I truly am very grateful that, due to our country’s fantastic infrastructure and manufacturing capabilities, I don’t have to make everything from scratch (it allows me time to do so many other things I enjoy). Here is one example of an easy supermarket find. Scratch made pasta is delish and may be a fun kitchen experiment. But for a regular weeknight, you could easily buy a pasta from someone that has done the work for you, with just one ingredient. There are tons that fit the bill. Here are a few:
(I know, I know … there are some things that not only might be easy to make, but also taste better, are cheaper, AND are healthier. In this case I say do it. Win. Win. Win.)

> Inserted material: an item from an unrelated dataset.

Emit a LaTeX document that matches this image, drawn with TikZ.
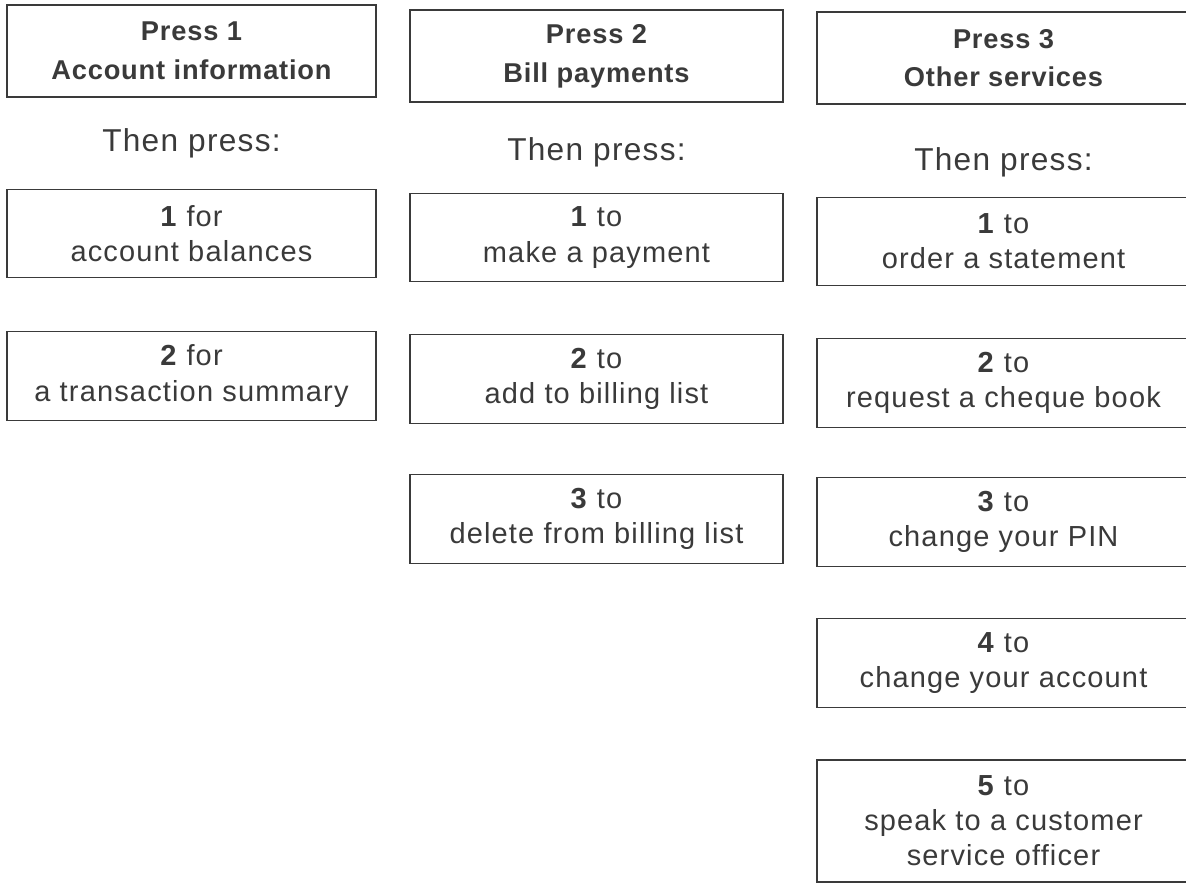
\documentclass[tikz,border=0pt]{standalone}
\usepackage{fontspec}
\setmainfont{Liberation Sans}[LetterSpace=4,BoldFeatures={LetterSpace=3}]
\usetikzlibrary{positioning}
\definecolor{ink}{HTML}{3A3A3A}

\begin{document}
\begin{tikzpicture}[
  headbox/.style={draw=ink, line width=0.8pt, inner sep=0pt, align=center, text=ink,
    minimum height=1.84cm, font=\bfseries\fontsize{15.5}{22}\selectfont},
  optbox/.style={draw=ink, line width=0.8pt, inner sep=0pt, align=center, text=ink,
    minimum height=1.77cm, font=\fontsize{16.5}{20}\selectfont},
  thenlabel/.style={text=ink, font=\fontsize{18}{20}\selectfont}]
\useasboundingbox (0,0) rectangle (23.72,-17.68);
%\draw[help lines] (0,0) grid (23,-17);
% column 1
\node [headbox, minimum width=7.38cm] (head1) at (3.83,-1.02) {Press 1\\Account information};
\node [thenlabel] (then1) at (3.83,-2.86) {Then press:};
\node [optbox, minimum width=7.38cm] (acc1) at (3.83,-4.67) {\textbf{1} for\\account balances};
\node [optbox, minimum width=7.38cm] (acc2) at (3.83,-7.52) {\textbf{2} for\\a transaction summary};
% column 2
\node [headbox, minimum width=7.46cm] (head2) at (11.93,-1.12) {Press 2\\Bill payments};
\node [thenlabel] (then2) at (11.93,-3.04) {Then press:};
\node [optbox, minimum width=7.46cm] (bill1) at (11.93,-4.75) {\textbf{1} to\\make a payment};
\node [optbox, minimum width=7.46cm] (bill2) at (11.93,-7.58) {\textbf{2} to\\add to billing list};
\node [optbox, minimum width=7.46cm] (bill3) at (11.93,-10.38) {\textbf{3} to\\delete from billing list};
% column 3
\node [headbox, minimum width=7.46cm] (head3) at (20.07,-1.16) {Press 3\\Other services};
\node [thenlabel] (then3) at (20.07,-3.24) {Then press:};
\node [optbox, minimum width=7.46cm] (serv1) at (20.07,-4.83) {\textbf{1} to\\order a statement};
\node [optbox, minimum width=7.46cm] (serv2) at (20.07,-7.66) {\textbf{2} to\\request a cheque book};
\node [optbox, minimum width=7.46cm] (serv3) at (20.07,-10.44) {\textbf{3} to\\change your PIN};
\node [optbox, minimum width=7.46cm] (serv4) at (20.07,-13.26) {\textbf{4} to\\change your account};
\node [optbox, minimum width=7.46cm, minimum height=2.44cm] (serv5) at (20.07,-16.42) {\textbf{5} to\\speak to a customer\\service officer};
\end{tikzpicture}
\end{document}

Part of my motivation to co-create GNP was the desire to help my friends who wanted to eat cleaner food but didn’t know where to begin. If you are a “make a change overnight” type person, ready to more drastically dive in, that’s awesome! The homework above won’t even scratch the surface of ways you can shop smarter. Lisa over at 100 Days of Real Food is about as perfect as it comes in the Real Food department, and has some awesome rules to follow. She also has a 14 week mini-pledge approach that helps break it down into steps. If you’re slower to change, then still read it … bookmark it, and it can be a great goal to set for yourself … eventually.
Each person is different, and each has different tastes, different budgets, and different priorities. No matter what, if it is a priority to you to eat in a more healthful way, then it is very possible. Just start increasing your awareness, and the rest will follow.
What is something in an ingredient list that surprised you?